GOAL:
Your task is to repeat the lines below exactly, excluding any pictures they contain.
* START TASK DATA *
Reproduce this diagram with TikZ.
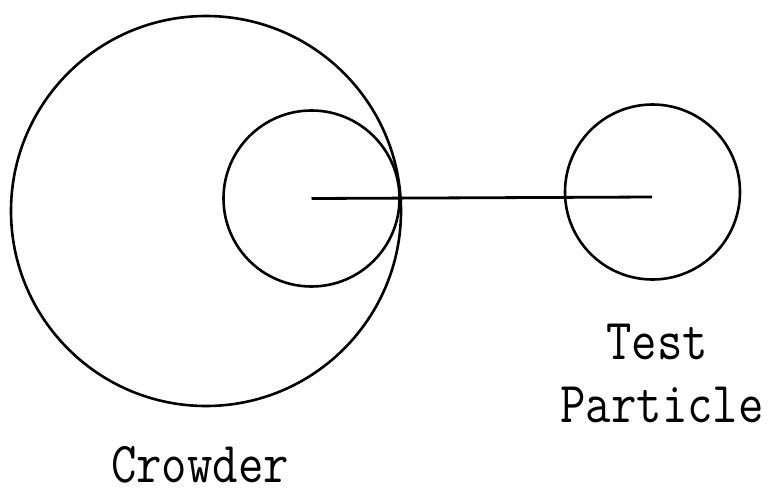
\documentclass[tikz,border=0pt]{standalone}
\tikzset{
  ring/.style={draw=black, line width=2.6pt, circle, inner sep=0pt},
  link/.style={draw=black, line width=2.8pt},
  lbl/.style={anchor=base, inner sep=0pt, font=\fontsize{58}{58}\selectfont\ttfamily}
}
\begin{document}
\begin{tikzpicture}[x=1pt, y=-1pt]
\useasboundingbox (0,0) rectangle (774,493);
\node[ring, minimum size=390pt] (crowd) at (206,211) {};
\node[ring, minimum size=176pt] (inner) at (311.5,198.5) {};
\node[ring, minimum size=175pt] (test) at (652.5,192) {};
\coordinate (tend) at (652,197);
\draw[link] (inner.center) -- (tend);
\node[lbl] (crowdlbl) at (200,482) {\scalebox{0.85}[1]{Crowder}};
\node[lbl] (testlbl) at (657,359) {\scalebox{0.85}[1]{Test}};
\node[lbl] (partlbl) at (662,422) {\scalebox{0.85}[1]{Particle}};
\end{tikzpicture}
\end{document}
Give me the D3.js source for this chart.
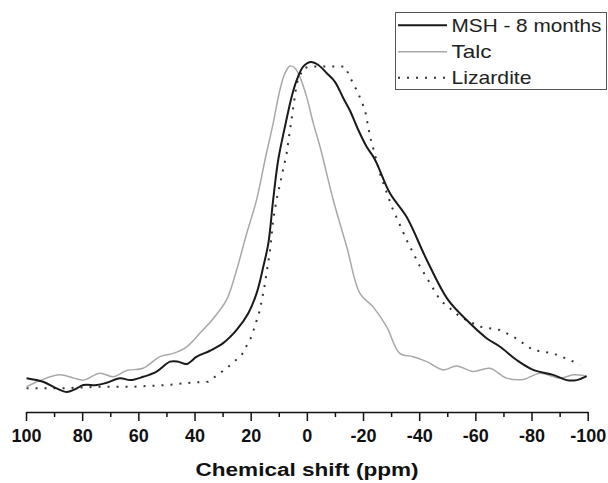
* END TASK DATA *
OUTPUT FOR THIS EXERCISE:
Reproduce this diagram with TikZ.
\documentclass[tikz,border=0pt]{standalone}
\tikzset{
  ring/.style={draw=black, line width=2.6pt, circle, inner sep=0pt},
  link/.style={draw=black, line width=2.8pt},
  lbl/.style={anchor=base, inner sep=0pt, font=\fontsize{58}{58}\selectfont\ttfamily}
}
\begin{document}
\begin{tikzpicture}[x=1pt, y=-1pt]
\useasboundingbox (0,0) rectangle (774,493);
\node[ring, minimum size=390pt] (crowd) at (206,211) {};
\node[ring, minimum size=176pt] (inner) at (311.5,198.5) {};
\node[ring, minimum size=175pt] (test) at (652.5,192) {};
\coordinate (tend) at (652,197);
\draw[link] (inner.center) -- (tend);
\node[lbl] (crowdlbl) at (200,482) {\scalebox{0.85}[1]{Crowder}};
\node[lbl] (testlbl) at (657,359) {\scalebox{0.85}[1]{Test}};
\node[lbl] (partlbl) at (662,422) {\scalebox{0.85}[1]{Particle}};
\end{tikzpicture}
\end{document}
Give me the D3.js source for this chart.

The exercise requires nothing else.